In a virtually unlimited democracy, one can immediately see the danger this poses to social peace. Any meddlesome group that manages to amass a majority of voters has the potential to impose values on the rest. It helps to have a leader with something like charisma. That potential will attract those who have a taste for lording it over others, but it will also attract those whose motive is only defensive: “If I don’t have the power, my opponents will.” Those are different motives, but the consequences are the same. Someone imposes; others are imposed on. A third motive might be retribution for past wrongs, real or imagined.
The high-stakes quest for power promotes the demonization of adversaries, increasing the social temperature and danger. Every election becomes the most important in our lifetime or even perhaps the last. The Other must be stopped because civilization depends on it. This is a time bomb whose source is the omnipotent state. Someone needs to write a book titled (without apologies to Christopher Hitchens) Government Is Not Great: How Politics Poisons Everything.
Classical liberalism seems to be the only approach that rejects this framework. Or to put it another way, any approach—whatever you call it—that rejects aggressive force qualifies as classical liberal. The only thing that gets “imposed” is the nonaggression obligation. Not to put too fine a point on it, in a fully liberal society, the law (in Hayek’s bottom-up sense) is similar to the rules of the road: it doesn’t tell you where to go, but only how to get where you want to go. Distinguishing between aggression and defense may occasionally be difficult, but that’s why we have courts, which would exist as well under market-ordered anarchism. Violence is costly, peaceful bargaining much less so. (See David Friedman’s The Machinery of Freedom, among others, for details.)
Another way to put this is that we should avoid utopianism. The utopian has a vision of the ideal society down to the smallest detail and harbors the temptation not only to impose his vision, but to punish those who see things differently. Utopianism rejects the liberal insight, as the late historian Ralph Raico said many times, that “society runs itself.” The welfare-enhancing market order is produced by individuals who peacefully pursue their chosen ends, freely trusting, coordinating, cooperating, and trading with others, often strangers. But for this to happen, the institutions and mores must be right, among them respect for persons, property, and contract.

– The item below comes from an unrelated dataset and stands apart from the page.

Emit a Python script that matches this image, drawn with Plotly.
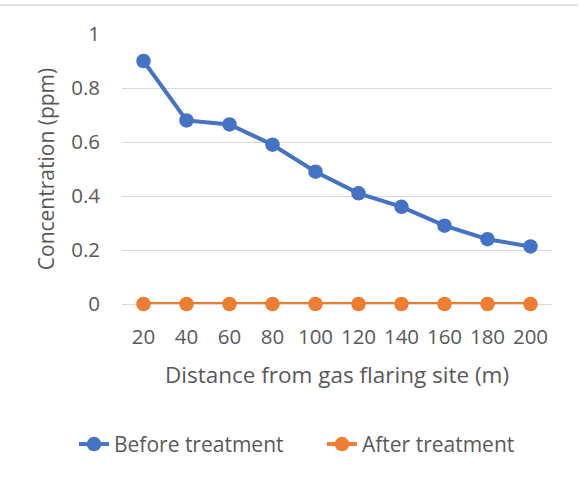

There are no guarantees, but those can be best protected by small government (if not market-based rights protection), small jurisdictions, and the freedom of exit.
Original pro-market liberalism is not so much a set of answers as a moral-legal-political framework in which individuals search for answers by relying on persuasion and consent, never aggressive force. Worthy causes are left to voluntary organizations, such as mutual-aid societies and charities. Social power replaces state power, to use individualist Albert Jay Nock‘s exhaustive alternatives.
Why would anyone who favors peace accept anything else?